Image Credit: Evan and Doug West
STUMP LAKE

Retired fisheries biologist calls on government to protect Stump Lake water levels

Jul 2, 2020 | 5:25 PM

KAMLOOPS — As Stump Lake continues to rise, residents who live on the lake continue to battle rain and wind in a last-ditch effort to save their homes.

Now a retired provincial fisheries biologist has waded into the controversy, penning a letter to media and the province,. It states the lake has “filled to its natural level” and says draining it would harm “one of the most vibrant, productive environments in the province.” The letter isn’t sitting well with at least two residents who are working day and night to save their home.

“We sit here at breakfast crying like babies, wondering what the hell we’re going to do,” said frustrated resident Devon Nickle.

He and his wife Debbie have spent several months filling sandbags to save their home on Stump Lake. “We’re bringing in rock and sand,” Devon explains. “I bet you we’re at 30,000 sandbags.”

The couple bought the lot in 2002, unaware it was part of the lake basin, and with assurances, the water would never rise high enough to threaten their home.

According to a letter written by Steve Maricle, a retired provincial fisheries biologist who is now a fly fishing guide, he and his colleagues believed something like this would happen one day.

“Back in the mid-70’s we objected to what they called high water at that time,” Maricle explains. “They looked at vegetation changes and said ‘okay, this is the high watermark.'”

Maricle sent the letter to the province and local media on June 24th, explaining that Stump Lake’s natural water level is capable of significant fluctuations.

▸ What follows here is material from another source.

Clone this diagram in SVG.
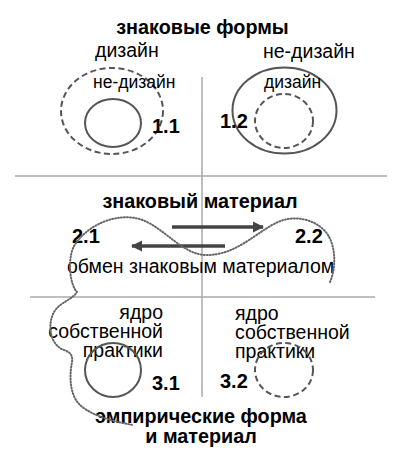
<svg xmlns="http://www.w3.org/2000/svg" width="404" height="466" viewBox="0 0 404 466">
<defs>
<style>
text{font-family:"Liberation Sans",Arial,sans-serif;fill:#000}
.t{font-weight:bold;font-size:19.8px;text-anchor:middle}
.n{font-weight:bold;font-size:20px}
.r{font-size:19.5px}
.s{font-size:17.5px}
.grid{stroke:#aaa;stroke-width:1.5;fill:none}
.solid{stroke:#555;stroke-width:2;fill:none}
.dash{stroke:#555;stroke-width:2;fill:none;stroke-dasharray:6 3.5}
.dot{stroke:#666;stroke-width:2;fill:none;stroke-dasharray:1 2;stroke-linecap:round}
.arr{stroke:#444;stroke-width:3.5;fill:none}
</style>
<marker id="ah" viewBox="0 0 10 10" refX="9" refY="5" markerWidth="3.2" markerHeight="4.4" orient="auto" markerUnits="strokeWidth">
<path d="M0,0 L10,5 L0,10 z" fill="#444"/>
</marker>
</defs>
<rect width="404" height="466" fill="#fff"/>
<g id="grid">
<line class="grid" x1="15" y1="176" x2="387" y2="176"/>
<line class="grid" x1="30" y1="297" x2="375" y2="297"/>
<line class="grid" x1="202" y1="77" x2="202" y2="397"/>
</g>
<g id="title-forms"><text class="t" x="202.5" y="34">знаковые формы</text></g>
<g id="node-1-1">
<text class="r" x="95" y="57">дизайн</text>
<ellipse class="dash" cx="112" cy="111" rx="51" ry="43"/>
<text class="s" x="93" y="88">не-дизайн</text>
<ellipse class="solid" cx="113" cy="123" rx="28" ry="24"/>
<text class="n" x="152" y="133">1.1</text>
</g>
<g id="node-1-2">
<text class="r" x="263" y="58">не-дизайн</text>
<ellipse class="solid" cx="284.5" cy="110.5" rx="52" ry="43"/>
<text class="s" x="264" y="88">дизайн</text>
<ellipse class="dash" cx="284" cy="121" rx="29" ry="27"/>
<text class="n" x="220" y="128">1.2</text>
</g>
<g id="title-material"><text class="t" x="200" y="208">знаковый материал</text></g>
<g id="node-2-1"><text class="n" x="72" y="243">2.1</text></g>
<g id="node-2-2"><text class="n" x="295" y="243">2.2</text></g>
<g id="exchange-label"><text class="r" x="67" y="273">обмен знаковым материалом</text></g>
<g id="node-3-1">
<text class="r" text-anchor="end" x="163" y="319">ядро</text>
<text class="r" text-anchor="end" x="163" y="338">собственной</text>
<text class="r" text-anchor="end" x="163" y="357">практики</text>
<ellipse class="solid" cx="113" cy="370" rx="28" ry="27"/>
<text class="n" x="152" y="390">3.1</text>
</g>
<g id="node-3-2">
<text class="r" x="235" y="320">ядро</text>
<text class="r" x="235" y="339">собственной</text>
<text class="r" x="235" y="358">практики</text>
<ellipse class="dash" cx="284" cy="370" rx="29" ry="27"/>
<text class="n" x="220" y="388">3.2</text>
</g>
<g id="title-empirical">
<text class="t" x="201" y="423">эмпирические форма</text>
<text class="t" x="201" y="443">и материал</text>
</g>
<g id="connectors">
<line class="arr" x1="172" y1="227" x2="263" y2="227" marker-end="url(#ah)"/>
<line class="arr" x1="225" y1="246" x2="132" y2="246" marker-end="url(#ah)"/>
<path class="dot" d="M330,282 C336,268 336,248 328,235 C318,220 296,214 278,222 C256,232 236,256 205,255 C180,254 160,222 135,218 C110,214 85,228 74,246 C67,260 70,285 77,292 C72,300 60,302 54,312 C47,325 50,345 64,350 C70,352 73,355 72,362 C69,378 70,395 80,405 C92,416 115,422 133,425"/>
</g>
</svg>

“It’s a lake of two stories,” Maricle says. “When that lake is high, it is the best fishing lake in this region. One of the best fishing lakes in this province. When the lake is low, the salt content goes up, the pH goes up, and it becomes an aquatic wasteland.”

The Nickles’ read Maricle’s letter and took issue with some of the language used to describe their situation. “They’re calling [my house] these ‘structures on the lake.’ This is my home,” Debbie Nickle says.

“You tell me you take this down two feet, and it’s still eight, ten feet higher than it’s ever been that it’s going to be detrimental to the fishery?” Devon Nickle said as he looked out over his flooded yard. “Are you kidding me?”

However, the Nickles’ agree one thing; Maricle believes whoever issued the building permits for the lots should be held accountable for that lack of foresight.

“In my opinion, the onus is on the people who permitted them build at that level,” Maricle says. “If they’ve got permits to build at the level they’ve built at and they are flooding, they should have never built at that level.

That would mean compensating landowners like the Nickles’ whose lives have been turned upside down.

“Then I could get out of this mess somehow,” Devon says. “Buy a little apartment, possibly. I mean, right now, we would live in a shack, just to get out of this.”